Data items
---

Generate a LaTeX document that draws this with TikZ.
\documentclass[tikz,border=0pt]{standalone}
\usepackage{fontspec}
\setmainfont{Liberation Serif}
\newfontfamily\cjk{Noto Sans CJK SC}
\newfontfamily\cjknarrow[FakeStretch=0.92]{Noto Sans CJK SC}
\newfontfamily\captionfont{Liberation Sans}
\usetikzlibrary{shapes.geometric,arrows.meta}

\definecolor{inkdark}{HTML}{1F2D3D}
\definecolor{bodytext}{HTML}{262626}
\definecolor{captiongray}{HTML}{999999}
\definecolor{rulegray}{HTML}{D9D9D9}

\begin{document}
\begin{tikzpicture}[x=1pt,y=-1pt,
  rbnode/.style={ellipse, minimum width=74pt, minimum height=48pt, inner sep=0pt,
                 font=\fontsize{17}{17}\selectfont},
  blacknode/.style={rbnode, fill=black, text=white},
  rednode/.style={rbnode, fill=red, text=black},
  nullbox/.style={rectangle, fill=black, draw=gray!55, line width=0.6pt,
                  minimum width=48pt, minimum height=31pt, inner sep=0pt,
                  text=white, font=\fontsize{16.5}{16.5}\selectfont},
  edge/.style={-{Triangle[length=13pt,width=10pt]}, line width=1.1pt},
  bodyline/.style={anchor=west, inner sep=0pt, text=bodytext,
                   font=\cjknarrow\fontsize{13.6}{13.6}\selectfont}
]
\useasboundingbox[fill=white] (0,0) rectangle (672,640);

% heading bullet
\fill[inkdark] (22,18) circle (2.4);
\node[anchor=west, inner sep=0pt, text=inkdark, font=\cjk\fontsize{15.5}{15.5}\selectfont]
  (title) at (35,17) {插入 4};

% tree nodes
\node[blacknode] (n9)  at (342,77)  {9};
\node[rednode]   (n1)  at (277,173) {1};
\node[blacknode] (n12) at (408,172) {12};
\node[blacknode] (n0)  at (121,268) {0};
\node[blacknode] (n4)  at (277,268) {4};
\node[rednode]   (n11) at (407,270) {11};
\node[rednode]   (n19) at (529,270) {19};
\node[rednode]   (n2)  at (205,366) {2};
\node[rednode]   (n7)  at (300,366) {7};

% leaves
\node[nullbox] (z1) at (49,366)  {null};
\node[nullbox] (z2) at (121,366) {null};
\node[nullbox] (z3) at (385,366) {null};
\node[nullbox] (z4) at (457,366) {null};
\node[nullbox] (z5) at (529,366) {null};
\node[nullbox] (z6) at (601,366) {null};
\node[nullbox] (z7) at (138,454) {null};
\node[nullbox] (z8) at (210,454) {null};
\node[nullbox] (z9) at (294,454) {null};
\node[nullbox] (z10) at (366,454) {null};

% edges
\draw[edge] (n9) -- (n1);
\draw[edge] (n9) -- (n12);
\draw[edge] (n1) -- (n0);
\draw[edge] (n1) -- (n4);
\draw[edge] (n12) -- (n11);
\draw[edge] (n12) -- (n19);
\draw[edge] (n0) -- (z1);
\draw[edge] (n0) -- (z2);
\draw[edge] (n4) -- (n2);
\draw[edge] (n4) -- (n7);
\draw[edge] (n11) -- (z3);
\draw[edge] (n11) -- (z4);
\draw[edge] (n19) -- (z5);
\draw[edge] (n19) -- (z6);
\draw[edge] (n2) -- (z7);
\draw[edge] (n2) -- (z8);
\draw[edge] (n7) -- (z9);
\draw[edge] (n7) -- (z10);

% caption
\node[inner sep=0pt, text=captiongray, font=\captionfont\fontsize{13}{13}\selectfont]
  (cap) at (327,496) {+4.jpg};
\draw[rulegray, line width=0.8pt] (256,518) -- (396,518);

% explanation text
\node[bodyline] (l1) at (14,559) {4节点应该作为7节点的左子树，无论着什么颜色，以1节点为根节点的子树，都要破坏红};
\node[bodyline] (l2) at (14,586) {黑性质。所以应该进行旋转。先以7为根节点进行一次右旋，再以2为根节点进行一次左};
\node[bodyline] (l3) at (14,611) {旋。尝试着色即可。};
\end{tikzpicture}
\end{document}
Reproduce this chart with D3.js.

---

SET PROBLEM: Reproduce only the lines from the top of the material through the one bearing "(title) at (35,17)", each exactly as it stands.

FINAL RESULT:
Generate a LaTeX document that draws this with TikZ.
\documentclass[tikz,border=0pt]{standalone}
\usepackage{fontspec}
\setmainfont{Liberation Serif}
\newfontfamily\cjk{Noto Sans CJK SC}
\newfontfamily\cjknarrow[FakeStretch=0.92]{Noto Sans CJK SC}
\newfontfamily\captionfont{Liberation Sans}
\usetikzlibrary{shapes.geometric,arrows.meta}

\definecolor{inkdark}{HTML}{1F2D3D}
\definecolor{bodytext}{HTML}{262626}
\definecolor{captiongray}{HTML}{999999}
\definecolor{rulegray}{HTML}{D9D9D9}

\begin{document}
\begin{tikzpicture}[x=1pt,y=-1pt,
  rbnode/.style={ellipse, minimum width=74pt, minimum height=48pt, inner sep=0pt,
                 font=\fontsize{17}{17}\selectfont},
  blacknode/.style={rbnode, fill=black, text=white},
  rednode/.style={rbnode, fill=red, text=black},
  nullbox/.style={rectangle, fill=black, draw=gray!55, line width=0.6pt,
                  minimum width=48pt, minimum height=31pt, inner sep=0pt,
                  text=white, font=\fontsize{16.5}{16.5}\selectfont},
  edge/.style={-{Triangle[length=13pt,width=10pt]}, line width=1.1pt},
  bodyline/.style={anchor=west, inner sep=0pt, text=bodytext,
                   font=\cjknarrow\fontsize{13.6}{13.6}\selectfont}
]
\useasboundingbox[fill=white] (0,0) rectangle (672,640);

% heading bullet
\fill[inkdark] (22,18) circle (2.4);
\node[anchor=west, inner sep=0pt, text=inkdark, font=\cjk\fontsize{15.5}{15.5}\selectfont]
  (title) at (35,17) {插入 4};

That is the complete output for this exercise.